Why is this significant? Well, for a start, it means that Streatham Labour has just become a far more democratic entity, rather than the gerrymandered beast it was before. But what’s more interesting is that it now makes it easier for them to cast out their current MP, one Chuka Umunna.

There’s something odd about seeing white middle-class socialists leaping for joy at the news that they will soon be able to deselect one of the most accomplished and prominent ethnic minority MP’s in this country’s history.

A lot of people who followed the event were dismayed, knowing what is likely to follow: a Momentum-backed takeover of the local party apparatus, Umunna’s deselection and, in time, a Corbynista MP in a safe Labour seat. But ‘Blairites’ as the Corbynistas call them have only themselves to blame.

For Momentum, read Brexit. The hard left of Labour is not a bunch I want to see in power, but they are cut from the same cloth as many people who voted to leave the EU: they have been systematically marginalised, ignored and, where possible, removed from the mainstream by centrists.
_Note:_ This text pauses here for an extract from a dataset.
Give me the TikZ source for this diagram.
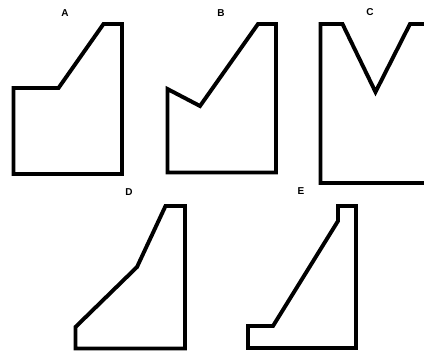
\documentclass[tikz,border=0pt]{standalone}
\usepackage{fontspec}
\setmainfont{Liberation Sans}

\begin{document}
\begin{tikzpicture}[x=1pt,y=-1pt,
        profile/.style={line width=3.9pt,black},
        lbl/.style={font=\bfseries\fontsize{10}{11}\selectfont,inner sep=0pt}]
        \useasboundingbox (0,0) rectangle (424,351);
        \clip (0,0) rectangle (424,351);
        % profile A
        \draw[profile] (13.5,174) -- (13.5,88) -- (58.5,88) -- (103.5,24) -- (122,24) -- (122,174) -- cycle;
        \node[lbl] (labA) at (65,13) {A};
        % profile B
        \draw[profile] (167.5,172.5) -- (167.5,89) -- (200,106) -- (258,24) -- (276,24) -- (276,172.5) -- cycle;
        \node[lbl] (labB) at (221,13) {B};
        % profile C (runs past the right edge)
        \draw[profile] (320.5,183) -- (320.5,24) -- (342.5,24) -- (375.5,92) -- (410,24) -- (440,24) -- (440,183) -- cycle;
        \node[lbl] (labC) at (370,12) {C};
        % profile D
        \draw[profile] (75.5,348.5) -- (75.5,327) -- (137,267) -- (165.5,206) -- (185,206) -- (185,348.5) -- cycle;
        \node[lbl] (labD) at (129,192) {D};
        % profile E
        \draw[profile] (248,348) -- (248,326) -- (273,326) -- (338,221) -- (338,206) -- (356,206) -- (356,348) -- cycle;
        \node[lbl] (labE) at (301,191) {E};
    \end{tikzpicture}
\end{document}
And that, and a refusal to engage with them, is exactly the same as happened to eurosceptics.

Those that grumble betray undemocratic sentiments. Had they been prepared to be more tolerant and inclusive of the left in the past, it’s entirely possible they wouldn’t be in their current position of strength. Engaged in open forums, extremist ideas are easier to pin down, isolate and defeat, whereas, when tucked away in the shadows, it is easier for them to ferment and grow unchallenged.

That they have leapt on the opportunity to take control shouldn’t be surprising, and should be another lesson to the likes of Umunna, who, as an advocate of a ‘people’s vote’ with the expressed intention of keeping the country in an unaccountable, undemocratic bloc, now faces a battle for his political future. As Presidente Mayduro can now attest, never write-off or ignore the people below you. If you hold your head up too high in the clouds, you won’t see what’s happening on the ground when la revolucion finally comes.